→ **DATA SEGMENT**
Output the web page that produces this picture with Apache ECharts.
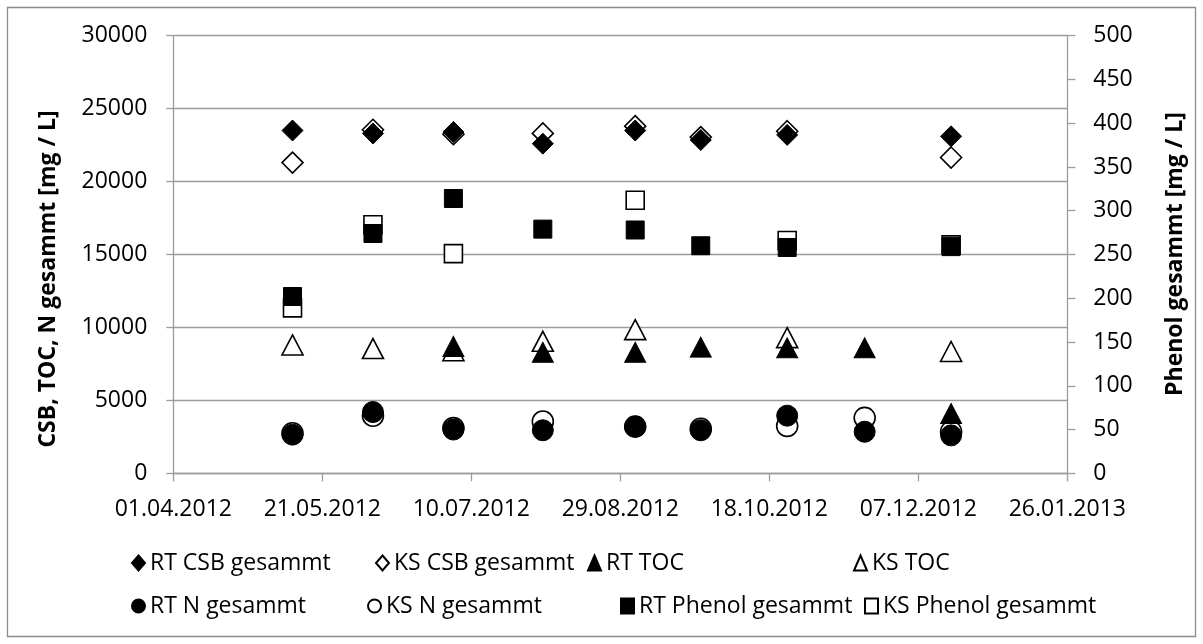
<!DOCTYPE html>
<html>
<head>
<meta charset="utf-8">
<script src="https://cdn.jsdelivr.net/npm/echarts@6/dist/echarts.min.js"></script>
<style>
  html, body { margin: 0; padding: 0; background: #ffffff; }
  #chart { width: 1203px; height: 644px; }
</style>
</head>
<body>
<div id="chart"></div>
<script>
// Sampling dates
const sampleDates = ['2012-05-11', '2012-06-07', '2012-07-04', '2012-08-03', '2012-09-03',
                     '2012-09-25', '2012-10-24', '2012-11-19', '2012-12-18'];

// Concentrations in mg/L; null = not measured on that date
const rtCsb    = [23500, 23300, 23400, 22600, 23500, 22850, 23200, null, 23100];
const ksCsb    = [21300, 23550, 23250, 23300, 23800, 23050, 23450, null, 21650];
const rtToc    = [null,  null,  8700,  8300,  8300,  8650,  8600,  8600, 4100];
const ksToc    = [8800,  8550,  8400,  9050,  9850,  null,  9300,  null, 8350];
const rtN      = [2650,  4200,  3000,  2950,  3200,  2950,  3950,  2850, 2600];
const ksN      = [2750,  3950,  3100,  3550,  3200,  3050,  3250,  3800, 2850];
const rtPhenol = [202,   274,   314,   279,   278,   260,   258,   null, 259];
const ksPhenol = [189,   284,   251,   null,  312,   null,  266,   null, 261];

// Axis ranges
const axisStartDate = '2012-04-01';
const axisSpanDays = 300;
const axisStepDays = 50;
const leftMax = 30000, leftStep = 5000;
const rightMax = 500, rightStep = 50;

const DAY = 86400000;
function utc(s) {
  const p = s.split('-').map(Number);
  return Date.UTC(p[0], p[1] - 1, p[2]);
}
const base = utc(axisStartDate);
function dayOffset(s) { return Math.round((utc(s) - base) / DAY); }
function fmtDate(v) {
  const d = new Date(base + v * DAY);
  const dd = String(d.getUTCDate()).padStart(2, '0');
  const mm = String(d.getUTCMonth() + 1).padStart(2, '0');
  return dd + '.' + mm + '.' + d.getUTCFullYear();
}
function pairs(values) {
  const out = [];
  values.forEach((v, i) => { if (v !== null) out.push([dayOffset(sampleDates[i]), v]); });
  return out;
}

const FONT = "'Open Sans', sans-serif";
const GRID_COLOR = '#9c9c9c';
const filled = { color: '#000000', borderColor: '#000000', borderWidth: 1, opacity: 1 };
const hollow = { color: '#ffffff', borderColor: '#000000', borderWidth: 1.6, opacity: 1 };

function series(name, values, symbol, size, style, yIdx, z) {
  return {
    name: name, type: 'scatter', data: pairs(values), yAxisIndex: yIdx,
    symbol: symbol, symbolSize: size, itemStyle: style, z: z,
    emphasis: { disabled: true }
  };
}

const seriesList = [
  series('RT CSB gesammt', rtCsb, 'diamond', 21, filled, 0, 4),
  series('KS CSB gesammt', ksCsb, 'diamond', 21, hollow, 0, 3),
  series('RT TOC', rtToc, 'triangle', [21, 20], filled, 0, 4),
  series('KS TOC', ksToc, 'triangle', [21, 20], hollow, 0, 3),
  series('RT N gesammt', rtN, 'circle', 21, filled, 0, 4),
  series('KS N gesammt', ksN, 'circle', 21, hollow, 0, 3),
  series('RT Phenol gesammt', rtPhenol, 'rect', 18, filled, 1, 4),
  series('KS Phenol gesammt', ksPhenol, 'rect', 18, hollow, 1, 3)
];

// Legend: two rows, each entry placed by where its text starts
const legendRows = [
  { top: 548, items: [['RT CSB gesammt', 149], ['KS CSB gesammt', 393], ['RT TOC', 605], ['KS TOC', 871]] },
  { top: 591, items: [['RT N gesammt', 149], ['KS N gesammt', 385], ['RT Phenol gesammt', 638], ['KS Phenol gesammt', 882]] }
];
const ICON_W = 13, ICON_H = 15;
const legends = [];
legendRows.forEach(row => row.items.forEach(it => {
  legends.push({
    data: [it[0]], left: it[1] - ICON_W - 5, top: row.top, padding: 0,
    itemWidth: ICON_W, itemHeight: ICON_H, selectedMode: false,
    textStyle: { fontFamily: FONT, fontSize: 23, color: '#000000', lineHeight: 30 }
  });
}));

const axisLineStyle = { color: GRID_COLOR, width: 1.3 };

const option = {
  animation: false,
  backgroundColor: '#ffffff',
  textStyle: { fontFamily: FONT },
  grid: { left: 173.3, right: 1203 - 1067.3, top: 35.7, bottom: 644 - 473.3, containLabel: false },
  legend: legends,
  xAxis: {
    type: 'value', min: 0, max: axisSpanDays, interval: axisStepDays,
    axisLine: { show: true, lineStyle: axisLineStyle },
    axisTick: { show: true, inside: false, length: 8, lineStyle: axisLineStyle },
    splitLine: { show: false },
    axisLabel: { formatter: fmtDate, margin: 25, fontFamily: FONT, fontSize: 23, color: '#000000' }
  },
  yAxis: [
    {
      type: 'value', position: 'left', min: 0, max: leftMax, interval: leftStep,
      axisLine: { show: true, lineStyle: axisLineStyle },
      axisTick: { show: true, inside: false, length: 7, lineStyle: axisLineStyle },
      splitLine: { show: true, lineStyle: axisLineStyle },
      axisLabel: { formatter: v => String(v), margin: 26, fontFamily: FONT, fontSize: 23, color: '#000000' }
    },
    {
      type: 'value', position: 'right', min: 0, max: rightMax, interval: rightStep,
      axisLine: { show: true, lineStyle: axisLineStyle },
      axisTick: { show: true, inside: false, length: 8, lineStyle: axisLineStyle },
      splitLine: { show: false },
      axisLabel: { formatter: v => String(v), margin: 26, fontFamily: FONT, fontSize: 23, color: '#000000' }
    }
  ],
  graphic: [
    {
      type: 'rect', silent: true, z: -10,
      shape: { x: 7.5, y: 7.5, width: 1188, height: 629 },
      style: { fill: 'none', stroke: '#8c8c8c', lineWidth: 1.3 }
    },
    {
      type: 'text', silent: true, x: 48, y: 279, rotation: Math.PI / 2,
      style: { text: 'CSB, TOC, N gesammt [mg / L]', fontFamily: FONT, fontSize: 23, fontWeight: 'bold',
               fill: '#000000', align: 'center', verticalAlign: 'middle' }
    },
    {
      type: 'text', silent: true, x: 1175, y: 254, rotation: Math.PI / 2,
      style: { text: 'Phenol gesammt [mg / L]', fontFamily: FONT, fontSize: 23, fontWeight: 'bold',
               fill: '#000000', align: 'center', verticalAlign: 'middle' }
    }
  ],
  series: seriesList
};

const chart = echarts.init(document.getElementById('chart'), null, { renderer: 'canvas' });
chart.setOption(option);
</script>
</body>
</html>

→ **WHAT YOU HAVE TO DO**
Transcribe the full listing above exactly, with the images removed.

→ **EXERCISE RESULT**
Output the web page that produces this picture with Apache ECharts.
<!DOCTYPE html>
<html>
<head>
<meta charset="utf-8">
<script src="https://cdn.jsdelivr.net/npm/echarts@6/dist/echarts.min.js"></script>
<style>
  html, body { margin: 0; padding: 0; background: #ffffff; }
  #chart { width: 1203px; height: 644px; }
</style>
</head>
<body>
<div id="chart"></div>
<script>
// Sampling dates
const sampleDates = ['2012-05-11', '2012-06-07', '2012-07-04', '2012-08-03', '2012-09-03',
                     '2012-09-25', '2012-10-24', '2012-11-19', '2012-12-18'];

// Concentrations in mg/L; null = not measured on that date
const rtCsb    = [23500, 23300, 23400, 22600, 23500, 22850, 23200, null, 23100];
const ksCsb    = [21300, 23550, 23250, 23300, 23800, 23050, 23450, null, 21650];
const rtToc    = [null,  null,  8700,  8300,  8300,  8650,  8600,  8600, 4100];
const ksToc    = [8800,  8550,  8400,  9050,  9850,  null,  9300,  null, 8350];
const rtN      = [2650,  4200,  3000,  2950,  3200,  2950,  3950,  2850, 2600];
const ksN      = [2750,  3950,  3100,  3550,  3200,  3050,  3250,  3800, 2850];
const rtPhenol = [202,   274,   314,   279,   278,   260,   258,   null, 259];
const ksPhenol = [189,   284,   251,   null,  312,   null,  266,   null, 261];

// Axis ranges
const axisStartDate = '2012-04-01';
const axisSpanDays = 300;
const axisStepDays = 50;
const leftMax = 30000, leftStep = 5000;
const rightMax = 500, rightStep = 50;

const DAY = 86400000;
function utc(s) {
  const p = s.split('-').map(Number);
  return Date.UTC(p[0], p[1] - 1, p[2]);
}
const base = utc(axisStartDate);
function dayOffset(s) { return Math.round((utc(s) - base) / DAY); }
function fmtDate(v) {
  const d = new Date(base + v * DAY);
  const dd = String(d.getUTCDate()).padStart(2, '0');
  const mm = String(d.getUTCMonth() + 1).padStart(2, '0');
  return dd + '.' + mm + '.' + d.getUTCFullYear();
}
function pairs(values) {
  const out = [];
  values.forEach((v, i) => { if (v !== null) out.push([dayOffset(sampleDates[i]), v]); });
  return out;
}

const FONT = "'Open Sans', sans-serif";
const GRID_COLOR = '#9c9c9c';
const filled = { color: '#000000', borderColor: '#000000', borderWidth: 1, opacity: 1 };
const hollow = { color: '#ffffff', borderColor: '#000000', borderWidth: 1.6, opacity: 1 };

function series(name, values, symbol, size, style, yIdx, z) {
  return {
    name: name, type: 'scatter', data: pairs(values), yAxisIndex: yIdx,
    symbol: symbol, symbolSize: size, itemStyle: style, z: z,
    emphasis: { disabled: true }
  };
}

const seriesList = [
  series('RT CSB gesammt', rtCsb, 'diamond', 21, filled, 0, 4),
  series('KS CSB gesammt', ksCsb, 'diamond', 21, hollow, 0, 3),
  series('RT TOC', rtToc, 'triangle', [21, 20], filled, 0, 4),
  series('KS TOC', ksToc, 'triangle', [21, 20], hollow, 0, 3),
  series('RT N gesammt', rtN, 'circle', 21, filled, 0, 4),
  series('KS N gesammt', ksN, 'circle', 21, hollow, 0, 3),
  series('RT Phenol gesammt', rtPhenol, 'rect', 18, filled, 1, 4),
  series('KS Phenol gesammt', ksPhenol, 'rect', 18, hollow, 1, 3)
];

// Legend: two rows, each entry placed by where its text starts
const legendRows = [
  { top: 548, items: [['RT CSB gesammt', 149], ['KS CSB gesammt', 393], ['RT TOC', 605], ['KS TOC', 871]] },
  { top: 591, items: [['RT N gesammt', 149], ['KS N gesammt', 385], ['RT Phenol gesammt', 638], ['KS Phenol gesammt', 882]] }
];
const ICON_W = 13, ICON_H = 15;
const legends = [];
legendRows.forEach(row => row.items.forEach(it => {
  legends.push({
    data: [it[0]], left: it[1] - ICON_W - 5, top: row.top, padding: 0,
    itemWidth: ICON_W, itemHeight: ICON_H, selectedMode: false,
    textStyle: { fontFamily: FONT, fontSize: 23, color: '#000000', lineHeight: 30 }
  });
}));

const axisLineStyle = { color: GRID_COLOR, width: 1.3 };

const option = {
  animation: false,
  backgroundColor: '#ffffff',
  textStyle: { fontFamily: FONT },
  grid: { left: 173.3, right: 1203 - 1067.3, top: 35.7, bottom: 644 - 473.3, containLabel: false },
  legend: legends,
  xAxis: {
    type: 'value', min: 0, max: axisSpanDays, interval: axisStepDays,
    axisLine: { show: true, lineStyle: axisLineStyle },
    axisTick: { show: true, inside: false, length: 8, lineStyle: axisLineStyle },
    splitLine: { show: false },
    axisLabel: { formatter: fmtDate, margin: 25, fontFamily: FONT, fontSize: 23, color: '#000000' }
  },
  yAxis: [
    {
      type: 'value', position: 'left', min: 0, max: leftMax, interval: leftStep,
      axisLine: { show: true, lineStyle: axisLineStyle },
      axisTick: { show: true, inside: false, length: 7, lineStyle: axisLineStyle },
      splitLine: { show: true, lineStyle: axisLineStyle },
      axisLabel: { formatter: v => String(v), margin: 26, fontFamily: FONT, fontSize: 23, color: '#000000' }
    },
    {
      type: 'value', position: 'right', min: 0, max: rightMax, interval: rightStep,
      axisLine: { show: true, lineStyle: axisLineStyle },
      axisTick: { show: true, inside: false, length: 8, lineStyle: axisLineStyle },
      splitLine: { show: false },
      axisLabel: { formatter: v => String(v), margin: 26, fontFamily: FONT, fontSize: 23, color: '#000000' }
    }
  ],
  graphic: [
    {
      type: 'rect', silent: true, z: -10,
      shape: { x: 7.5, y: 7.5, width: 1188, height: 629 },
      style: { fill: 'none', stroke: '#8c8c8c', lineWidth: 1.3 }
    },
    {
      type: 'text', silent: true, x: 48, y: 279, rotation: Math.PI / 2,
      style: { text: 'CSB, TOC, N gesammt [mg / L]', fontFamily: FONT, fontSize: 23, fontWeight: 'bold',
               fill: '#000000', align: 'center', verticalAlign: 'middle' }
    },
    {
      type: 'text', silent: true, x: 1175, y: 254, rotation: Math.PI / 2,
      style: { text: 'Phenol gesammt [mg / L]', fontFamily: FONT, fontSize: 23, fontWeight: 'bold',
               fill: '#000000', align: 'center', verticalAlign: 'middle' }
    }
  ],
  series: seriesList
};

const chart = echarts.init(document.getElementById('chart'), null, { renderer: 'canvas' });
chart.setOption(option);
</script>
</body>
</html>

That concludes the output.